The IOC has suspended the Ghana Olympic Committee for government

interference, although IOC president Jacques Rogge said he was

hopeful the situation in the west African country would be resolved

”as soon as possible.” Ghana fields one of the world’s top

under-23 soccer teams.

Baba told the AP that his country’s Olympic committee was taking

Ghana’s government to court over what he called ”human rights

breaches,” after a raid on the committee offices by members of an

anti-fraud unit. The dispute could lead to a battle for control of

the Olympic body.

”Ghana’s suspension is likely to run for a while,” Baba said.

”We are going to use that forum (the court case) to defend

ourselves against the government-supported group that wanted to

oust us from office.”

Ghana’s government is believed to want Dodoo, a former Olympic

triple jumper, as the head of its Olympic body, in breach of IOC

rules that do not allow governments to interfere in national

Olympic committees and their election processes.
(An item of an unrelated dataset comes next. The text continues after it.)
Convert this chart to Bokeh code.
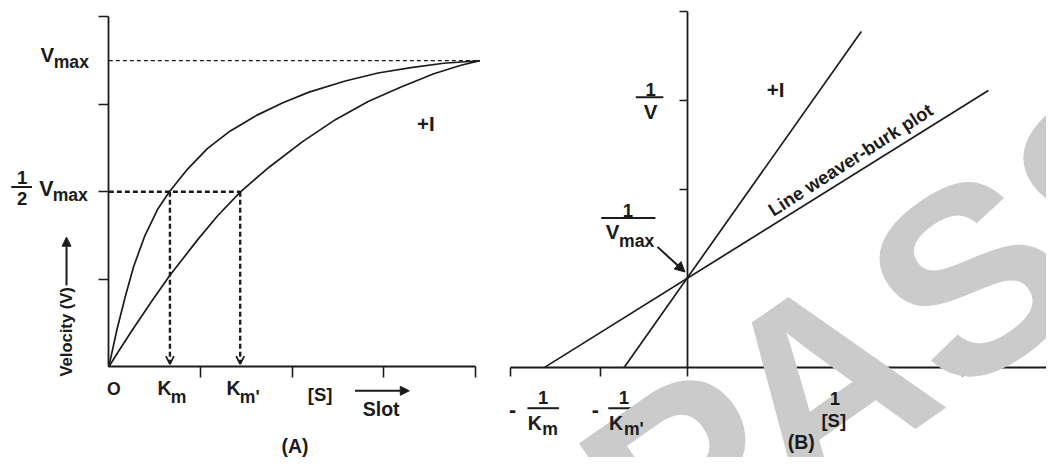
from bokeh.plotting import figure
from bokeh.models import Range1d, LinearAxis, FixedTicker, Arrow, NormalHead, OpenHead, Label
from bokeh.embed import file_html
from bokeh.resources import INLINE
import math

# ---------------- data ----------------
# Panel A: Michaelis-Menten curves ([S] and V in axis units)
S_A = [0, 0.090, 0.179, 0.269, 0.394, 0.538, 0.663, 0.860, 1.075, 1.326, 1.613,
       1.900, 2.186, 2.581, 2.939, 3.298, 3.656, 4.050]
V_A = [0, 0.431, 0.799, 1.140, 1.500, 1.810, 2.003, 2.260, 2.494, 2.696, 2.874,
       3.018, 3.140, 3.267, 3.359, 3.421, 3.470, 3.499]
S_I = [0, 0.108, 0.251, 0.466, 0.663, 0.968, 1.183, 1.434, 1.756, 2.115, 2.473,
       2.831, 3.190, 3.548, 3.835, 4.050]
V_I = [0, 0.180, 0.410, 0.745, 1.039, 1.450, 1.720, 1.997, 2.287, 2.574, 2.825,
       3.033, 3.198, 3.350, 3.445, 3.500]
VMAX = 3.5
HALF_VMAX = 2.0
KM = 0.667
KM_I = 1.434
A_XTICKS = [1, 2, 3, 4]
A_YTICKS = [1, 2, 3, 4]

# Panel B: Lineweaver-Burk lines (1/[S], 1/V)
LB_X = [-1.587, 3.315]
LB_Y = [0, 3.11]
LBI_X = [-0.707, 1.913]
LBI_Y = [0, 3.772]
B_XTICKS = [-1.96, -0.97, 0, 1.03, 2.04, 3.03]
B_YTICKS = [2, 3, 4]

# ---------------- layout constants ----------------
W, H = 1046, 457            # figure size (fits the window)
REF_W, REF_H = 1062, 473    # design space
FS = 0.975                  # font scale from design space to figure
FONT = "Liberation Sans"
INK = "#1b1b1b"

# design-space anchors and px-per-unit for each panel
A_X0, A_KX, A_Y0, A_KY = 110, 93.0, 379, 90.5
B_X0, B_KX, B_Y0, B_KY = 698, 92.0, 380, 92.25

p = figure(width=W, height=H,
           x_range=Range1d(-A_X0 / A_KX, (REF_W - A_X0) / A_KX),
           y_range=Range1d(-(REF_H - A_Y0) / A_KY, A_Y0 / A_KY),
           x_axis_type=None, y_axis_type=None,
           toolbar_location=None, output_backend="svg",
           min_border=0, outline_line_color=None)
p.extra_x_ranges = {"xb": Range1d(-B_X0 / B_KX, (REF_W - B_X0) / B_KX)}
p.extra_y_ranges = {"yb": Range1d(-(REF_H - B_Y0) / B_KY, B_Y0 / B_KY)}
p.background_fill_color = "white"
p.border_fill_color = "white"


def rn(panel):
    return ("default", "default") if panel == "A" else ("xb", "yb")


def lab(panel, x, y, text, size, align="center", baseline="middle", angle=0.0,
        color=INK, style="bold"):
    xr, yr = rn(panel)
    p.add_layout(Label(x=x, y=y, text=text, x_range_name=xr, y_range_name=yr,
                       text_font=FONT, text_font_size=f"{size * FS:.1f}px",
                       text_font_style=style,
                       text_color=color, text_align=align, text_baseline=baseline,
                       angle=math.radians(angle)))


def bar(panel, x0, x1, y):
    xr, yr = rn(panel)
    p.segment(x0=[x0], y0=[y], x1=[x1], y1=[y], line_color=INK, line_width=2,
              x_range_name=xr, y_range_name=yr)


def axis(panel, side, loc, ticks, bounds, tick_out):
    xr, yr = rn(panel)
    ax = LinearAxis(fixed_location=loc, ticker=FixedTicker(ticks=ticks), bounds=bounds,
                    major_tick_out=tick_out, major_tick_in=0,
                    minor_tick_out=0, minor_tick_in=0,
                    major_label_overrides={t: "" for t in ticks},
                    axis_line_color=INK, axis_line_width=1.8,
                    major_tick_line_color=INK, major_tick_line_width=1.6,
                    x_range_name=xr, y_range_name=yr)
    p.add_layout(ax, side)


# ---------------- watermark ----------------
lab("B", 2.359, 0.450, "PASS", 270, angle=35, color="#cbcbcb")

# ---------------- Panel A ----------------
axis("A", "left", 0, A_YTICKS, (0, 4), 10)
axis("A", "below", 0, A_XTICKS, (0, 4), 11)

p.line([0, S_A[-1]], [VMAX, VMAX], line_color=INK, line_width=1.3, line_dash="4 3")
p.line([0, KM_I], [HALF_VMAX, HALF_VMAX], line_color=INK, line_width=2.4, line_dash="5 3")
for k in (KM, KM_I):
    p.add_layout(Arrow(x_start=k, y_start=HALF_VMAX, x_end=k, y_end=0.03,
                       line_color=INK, line_width=2.4, line_dash="5 3",
                       end=OpenHead(size=8, line_color=INK, line_width=1.8)))

p.line(S_A, V_A, line_color=INK, line_width=1.7, line_join="round")
p.line(S_I, V_I, line_color=INK, line_width=1.7, line_join="round")

lab("A", -0.672, 3.569, "V", 21)
lab("A", -0.602, 3.481, "max", 18, align="left")
lab("A", -0.946, 2.166, "1", 19)
lab("A", -0.946, 1.923, "2", 19)
bar("A", -1.065, -0.839, 2.055)
lab("A", -0.683, 2.033, "V", 22)
lab("A", -0.613, 1.967, "max", 18, align="left")
lab("A", 0.054, -0.254, "O", 18)
lab("A", 0.608, -0.249, "K", 20)
lab("A", 0.677, -0.343, "m", 18, align="left")
lab("A", 1.360, -0.249, "K", 20)
lab("A", 1.430, -0.343, "m'", 18, align="left")
lab("A", 2.306, -0.315, "[S]", 19)
lab("A", 2.973, -0.481, "Slot", 20)
p.add_layout(Arrow(x_start=2.688, y_start=-0.276, x_end=3.280, y_end=-0.276,
                   line_color=INK, line_width=2,
                   end=NormalHead(size=9, fill_color=INK, line_color=INK)))
lab("A", 2.032, -0.906, "(A)", 20)
lab("A", -0.462, 0.398, "Velocity (V)", 17, angle=90)
p.add_layout(Arrow(x_start=-0.462, y_start=0.928, x_end=-0.462, y_end=1.481,
                   line_color=INK, line_width=2,
                   end=NormalHead(size=9, fill_color=INK, line_color=INK)))
lab("A", 3.462, 2.785, "+I", 21)

# ---------------- Panel B ----------------
axis("B", "left", 0, B_YTICKS, (0, 4), 8)
axis("B", "below", 0, B_XTICKS, (-1.96, 4), 9)

p.line(LB_X, LB_Y, line_color=INK, line_width=1.7, x_range_name="xb", y_range_name="yb")
p.line(LBI_X, LBI_Y, line_color=INK, line_width=1.7, x_range_name="xb", y_range_name="yb")

lab("B", -0.413, 3.122, "1", 19)
bar("B", -0.576, -0.272, 3.035)
lab("B", -0.413, 2.878, "V", 21)

lab("B", -0.663, 1.767, "1", 19)
bar("B", -0.957, -0.359, 1.680)
lab("B", -0.832, 1.528, "V", 21)
lab("B", -0.761, 1.425, "max", 18, align="left")
p.add_layout(Arrow(x_start=-0.337, y_start=1.355, x_end=-0.033, y_end=1.073,
                   line_color=INK, line_width=2, x_range_name="xb", y_range_name="yb",
                   end=NormalHead(size=10, fill_color=INK, line_color=INK)))

lab("B", -1.935, -0.466, "-", 22)
lab("B", -1.598, -0.336, "1", 19)
bar("B", -1.772, -1.424, -0.455)
lab("B", -1.690, -0.618, "K", 20)
lab("B", -1.609, -0.683, "m", 18, align="left")

lab("B", -1.022, -0.466, "-", 22)
lab("B", -0.707, -0.336, "1", 19)
bar("B", -0.880, -0.522, -0.455)
lab("B", -0.793, -0.618, "K", 20)
lab("B", -0.707, -0.683, "m'", 18, align="left")

lab("B", 1.620, -0.347, "1", 19)
bar("B", 1.435, 1.793, -0.455)
lab("B", 1.609, -0.596, "[S]", 19)
lab("B", 1.250, -0.835, "(B)", 20)

lab("B", 0.967, 3.122, "+I", 21)
lab("B", 1.793, 2.331, "Line weaver-burk plot", 19, angle=32.7)

open("out.html", "w").write(file_html(p, INLINE))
A high court in Accra has ruled against the government

interference in the nation’s Olympic committee, Baba said, and the

case will be heard Friday after three postponements. Baba said he

was unsure of the government’s response to the legal action.

On Thursday, Rogge said the International Olympic Committee’s

executive board had taken the decision to suspend Ghana after

months of fruitless negotiations with Ghanaian officials. It means

Ghana’s Olympic committee will no longer receive IOC funding, its

officials are banned from attending Olympic events and Ghana’s

athletes are barred from competing in the Olympics.

It also means Ghana’s young soccer players, who won the under-20

World Cup in 2009, could miss out on the competition in London.

Ghana has won four Olympic medals – a silver in boxing in 1960,

bronzes in boxing in 1964 and 1972, and a bronze in men’s soccer in

1992. Ghana sent about a dozen athletes to the 2008 Beijing

Games.

Soccer is easily the country’s most popular sport and is likely

to be hardest hit by an Olympic ban. Following the under-20

success, Ghana’s men’s national team reached the final of the 2010

African Cup of Nations and the quarterfinals of the World Cup in

South Africa.

Ghanaian soccer has also been in trouble with FIFA because of

government interference. In December, FIFA gave the Ghana Football

Association an ultimatum to end government interference in its

business or face an international ban.